Incisive comments from a historian who LIVED some history:
Growing up in the rural San Joaquin Valley in California in the early 1960s, I remember hardworking, but not happy, braceros. No one considered them "guests" at all, but rather more like helots — a permanent class of serfs in the fields that the public neglected, the employer exploited and other workers resented.
To ensure that braceros went back home to Mexico after harvest, portions of their paychecks were often deposited with the Mexican government. Today thousands of aged and disabled farm workers are still in court trying to reclaim those stolen wages.

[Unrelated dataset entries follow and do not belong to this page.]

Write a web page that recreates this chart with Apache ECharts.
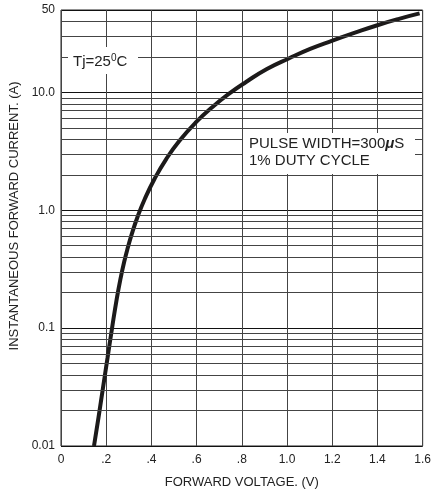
<!DOCTYPE html>
<html>
<head>
<meta charset="utf-8">
<script src="https://cdn.jsdelivr.net/npm/echarts@6/dist/echarts.min.js"></script>
<style>
  html, body { margin: 0; padding: 0; background: #fff; }
  #chart { width: 434px; height: 494px; }
</style>
</head>
<body>
<div id="chart"></div>
<script>
// forward voltage (V) / instantaneous forward current (A)
var voltage = [0.146, 0.166, 0.186, 0.206, 0.226, 0.247, 0.2624, 0.2791, 0.2954, 0.313, 0.3393, 0.3701, 0.4141, 0.4655,
               0.524, 0.5974, 0.6703, 0.7437, 0.8171, 0.9108, 1.0075, 1.1024, 1.1978, 1.3007, 1.4031, 1.4954, 1.5864];
var current = [0.010, 0.0175, 0.0314, 0.0562, 0.1006, 0.179, 0.258, 0.362, 0.480, 0.628, 0.885, 1.24, 1.85, 2.72,
               3.89, 5.59, 7.52, 9.75, 12.2, 15.8, 19.4, 23.4, 27.4, 32.1, 37.3, 42.1, 46.8];

// minor log grid lines between the decades
var minorLines = [0.02, 0.03, 0.04, 0.05, 0.06, 0.07, 0.08, 0.09,
                  0.2, 0.3, 0.4, 0.5, 0.6, 0.7, 0.8, 0.9,
                  2, 3, 4, 5, 6, 7, 8, 9,
                  20, 30, 40];

var font = '"Liberation Sans", Arial, sans-serif';

var curve = voltage.map(function (v, i) { return [v, current[i]]; });

var chart = echarts.init(document.getElementById('chart'));

chart.setOption({
  animation: false,
  backgroundColor: '#fff',
  grid: {
    left: 61,
    right: 10,
    top: 10,
    bottom: 45,
    show: true,
    borderColor: '#222',
    borderWidth: 1
  },
  xAxis: {
    type: 'value',
    min: 0,
    max: 1.6,
    interval: 0.2,
    name: 'FORWARD VOLTAGE. (V)',
    nameLocation: 'middle',
    nameGap: 30,
    nameTextStyle: { fontFamily: font, fontSize: 13, color: '#222' },
    axisLine: { show: false },
    axisTick: { show: false },
    axisLabel: {
      fontFamily: font, fontSize: 12, color: '#222', margin: 8,
      formatter: function (v) {
        if (v === 0) return '0';
        var s = v.toFixed(1);
        return v < 1 ? s.substring(1) : s;
      }
    },
    splitLine: { show: true, lineStyle: { color: '#444', width: 1 } }
  },
  yAxis: {
    type: 'log',
    logBase: 10,
    min: 0.01,
    max: 50,
    axisLine: { show: false },
    axisTick: { show: false },
    axisLabel: {
      fontFamily: font, fontSize: 12, color: '#222', margin: 6,
      formatter: function (v) {
        if (v >= 49) return '50';
        if (v < 1) return String(+v.toPrecision(1));
        return v.toFixed(1);
      }
    },
    splitLine: { show: true, lineStyle: { color: '#111', width: 1 } }
  },
  graphic: [
    {
      type: 'text',
      x: 14,
      y: 216,
      rotation: Math.PI / 2,
      style: {
        text: 'INSTANTANEOUS FORWARD CURRENT. (A)',
        font: '13px ' + font,
        fill: '#222',
        align: 'center',
        verticalAlign: 'middle'
      }
    },
    {
      type: 'rect',
      z: 100,
      shape: { x: 68, y: 47, width: 70, height: 27 },
      style: { fill: '#fff' }
    },
    {
      type: 'text',
      z: 101,
      x: 73,
      y: 62,
      style: {
        text: 'Tj=25{sup|0}C',
        font: '15px ' + font,
        fill: '#222',
        verticalAlign: 'middle',
        rich: {
          sup: { fontSize: 10, fontFamily: font, fill: '#222', padding: [0, 0, 8, 0] }
        }
      }
    },
    {
      type: 'rect',
      z: 100,
      shape: { x: 243, y: 133, width: 172, height: 41 },
      style: { fill: '#fff' }
    },
    {
      type: 'text',
      z: 101,
      x: 249,
      y: 144,
      style: {
        text: 'PULSE WIDTH=300{mu|μ}S',
        font: '15px ' + font,
        fill: '#222',
        verticalAlign: 'middle',
        rich: {
          mu: { fontSize: 15, fontFamily: font, fontWeight: 'bold', fontStyle: 'italic', fill: '#222' }
        }
      }
    },
    {
      type: 'text',
      z: 101,
      x: 249,
      y: 161,
      style: {
        text: '1% DUTY CYCLE',
        font: '15px ' + font,
        fill: '#222',
        verticalAlign: 'middle'
      }
    }
  ],
  series: [
    {
      type: 'line',
      data: [],
      silent: true,
      markLine: {
        silent: true,
        symbol: 'none',
        label: { show: false },
        lineStyle: { color: '#444', width: 1, type: 'solid' },
        data: minorLines.map(function (v) { return { yAxis: v }; })
      }
    },
    {
      type: 'line',
      data: curve,
      smooth: 0.5,
      showSymbol: false,
      silent: true,
      lineStyle: { color: '#1c1a1a', width: 4 }
    }
  ]
});
</script>
</body>
</html>
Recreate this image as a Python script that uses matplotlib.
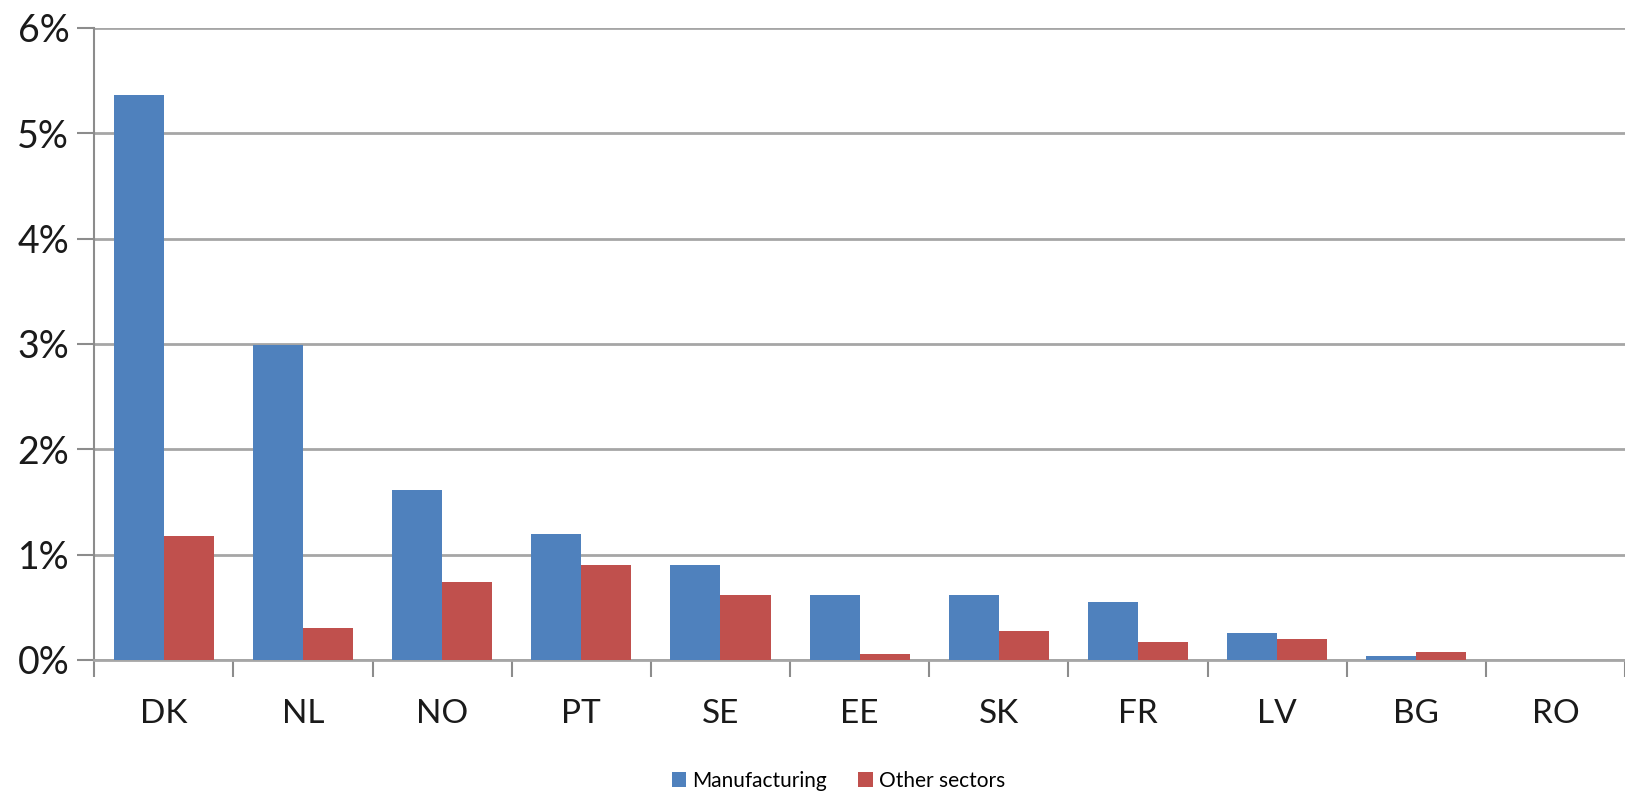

In fact, almost every bad immigration stereotype we have today of both Mexico and the United States — corrupt Mexican officials, hard-nosed American contractors, labor camps and exploited workers — crystallized during the bracero era.
Contrary to current popular mythology, most braceros, like most illegal aliens today, never wanted to go back to Mexico after living most of the year in the United States.
But revisit newspapers of the time. The constant theme can be summed up as something like "good enough to work for us, not good enough to live among us." Another constant, still with us today, was that cheap labor from Mexico — at first braceros, later illegal aliens — made it almost impossible for American farm workers to see their own wages rise much.
Aside from the moral considerations...
http://jewishworldreview.com/0805/hanson081105.php3
Hanson refers to the pre-1964 'guest worker' program which JFK shut down. Of course, he refers to the guest workers by the proper name: Helots.